Paul McCartney * Ringo Starr
School humiliation didn’t stop in the classroom. Games lessons were sometimes awful. I was sporty, could run fast, and loved it. Then we started hockey. There were no left-handed hockey sticks at our school. I had the choice of either playing on the right side (meaning I missed every ball I aimed at) or playing on the left side with the curved bit of stick at the front (meaning I mis-hit every ball I aimed at). I was not picked for the team.
Cole Porter * MC Escher
A bit later on I started learning the cello. I know Paul McCartney plays on a left-handed guitar, but that wasn’t really one of my options. The advantage is that I can do trills and twiddly bits with my left hand on the fingerboard quite easily. The disadvantage is that if I’m stuck in an orchestra doing very fast triplets I have to think very hard or my right arm gets topsy-turvy with the triple beats.
Raphael * Jim Henson
Growing up, you need wine. Corkscrews are right-handed. Yes, I quickly adapted to my environment and learned to use them, but it’s not ideal. My favourite party game is now offering to lend my Swiss Army knife left-handed corkscrew attachment to a drunk right-hander and see how long it takes THEM to work it out. Tin openers. Serrated knives. Cake forks. Fish knives. Some are more essential than others, but they are all right-handed.
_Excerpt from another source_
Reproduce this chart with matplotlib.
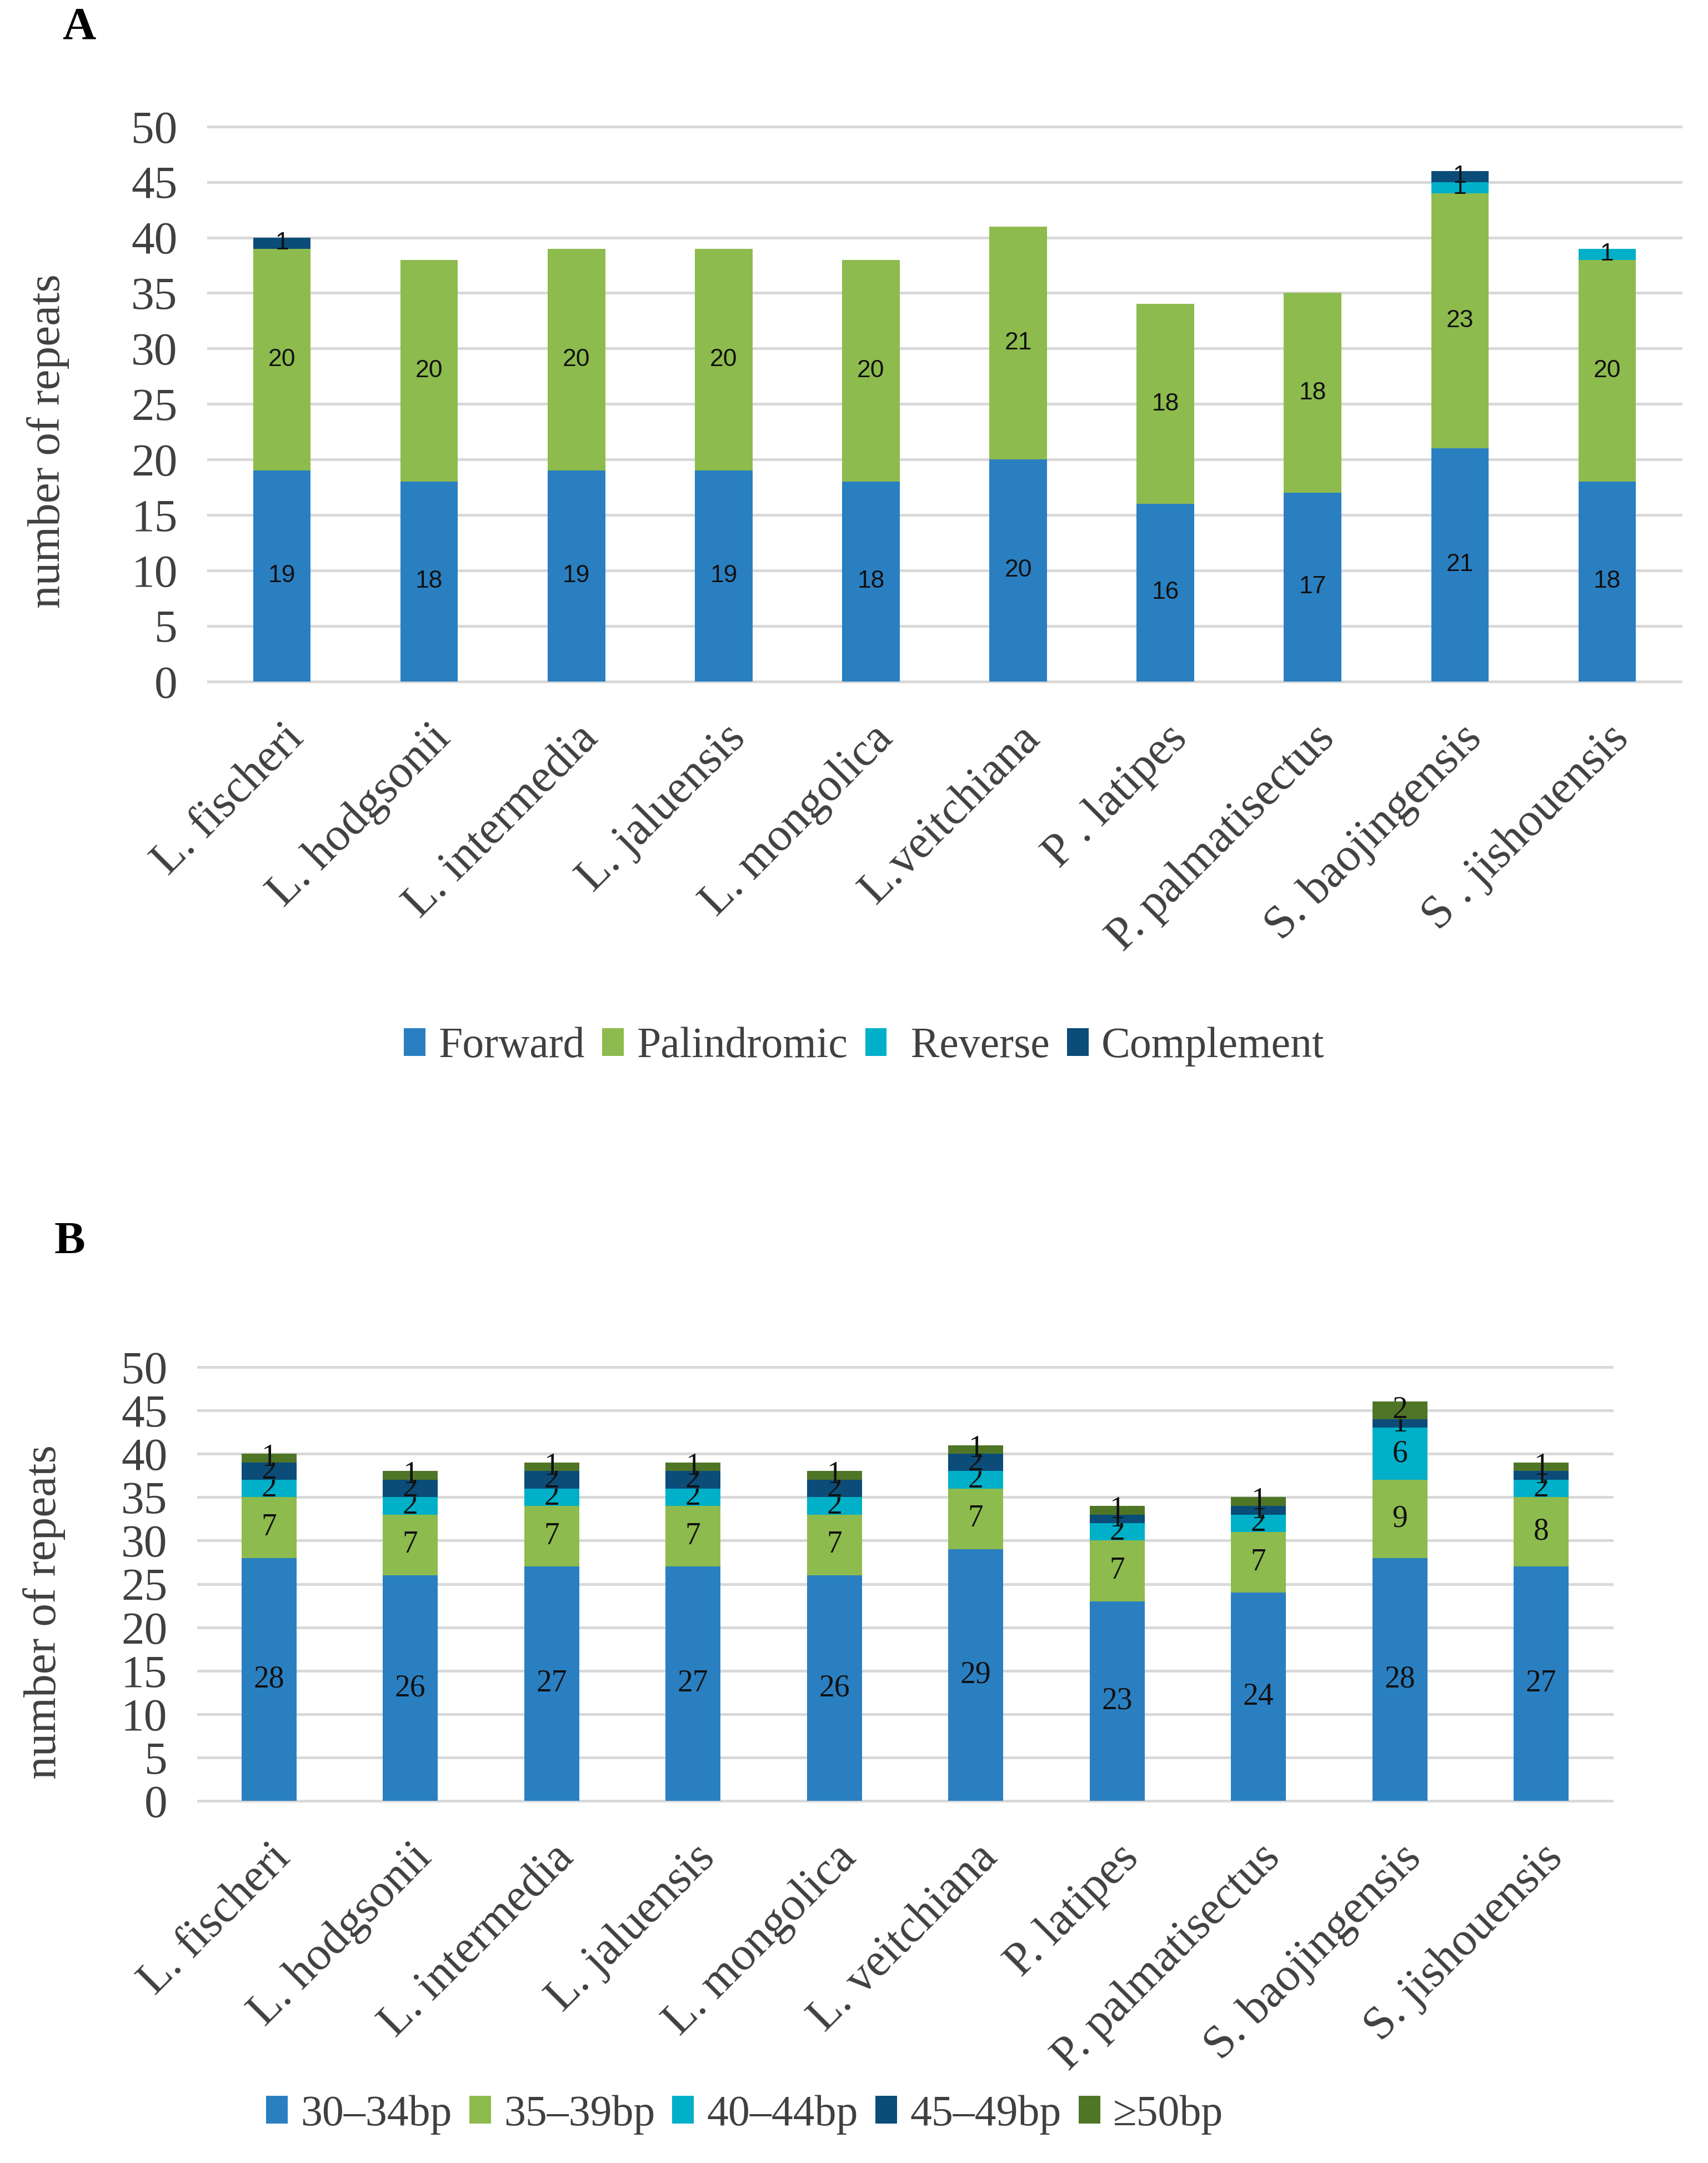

Kermit the Frog * Steve McQueen
Go into any bank and you see tethered pens. Tethered on the right. Tethered with a metal chain that is in no way stretchy, so I either use my own pen or scrunch up to the right, hoping there isn’t a customer next-door who thinks I’m trying to nick their PIN. And while we’re on the subject of banks, what about cheque books? They can’t go obsolete quickly enough for me: trying to get the spine to lay straight enough for a left-hand to write on the stub is impossible. Most of my old cheque books look as if my account has been hacked by a very angry spider.
Marilyn Monroe * Ayrton Senna
Then I went to work, and my early accidental career was as a temp (well, I couldn’t have worked a supermarket checkout till, tapping all those prices in with my right hand). I worked in many different offices, at many different desks. Each had a mouse on the right of the computer keyboard. For the first few bookings I unthreaded the wire, put it on the other side (after moving coffee cup/post-it detritus), switched the mouse buttons over in the computer preferences and away I went at 200 words per minute. After a few weeks, I simply couldn’t be bothered, and compromised by merely moving the mouse but leaving the buttons in their original settings. I use a right-handed mouse with my left hand. Get me. Just don’t get me to input a load of numbers, cos the keypad is on the right.
Leonardo da Vinci * Barack Obama
I haven’t time now to go into the difficulties I found when travelling round India, where you apparently have to eat with your right hand and wipe your bottom with your left. I can leave you with an inkling of the joy I found when I discovered that London had a shop just for us. Anything Left-Handed was the first shop of its kind, and it was like coming home. They now deal entirely online, but every time I hear of a friend’s child who is left-handed, I browse there and send some gifts that perhaps a right-handed parent would not have thought of. Genuinely, why would they? I hope the current generation of left-handed school kids are having a better time than I did.
I shall now go off and be brilliant and creative with my weird brain.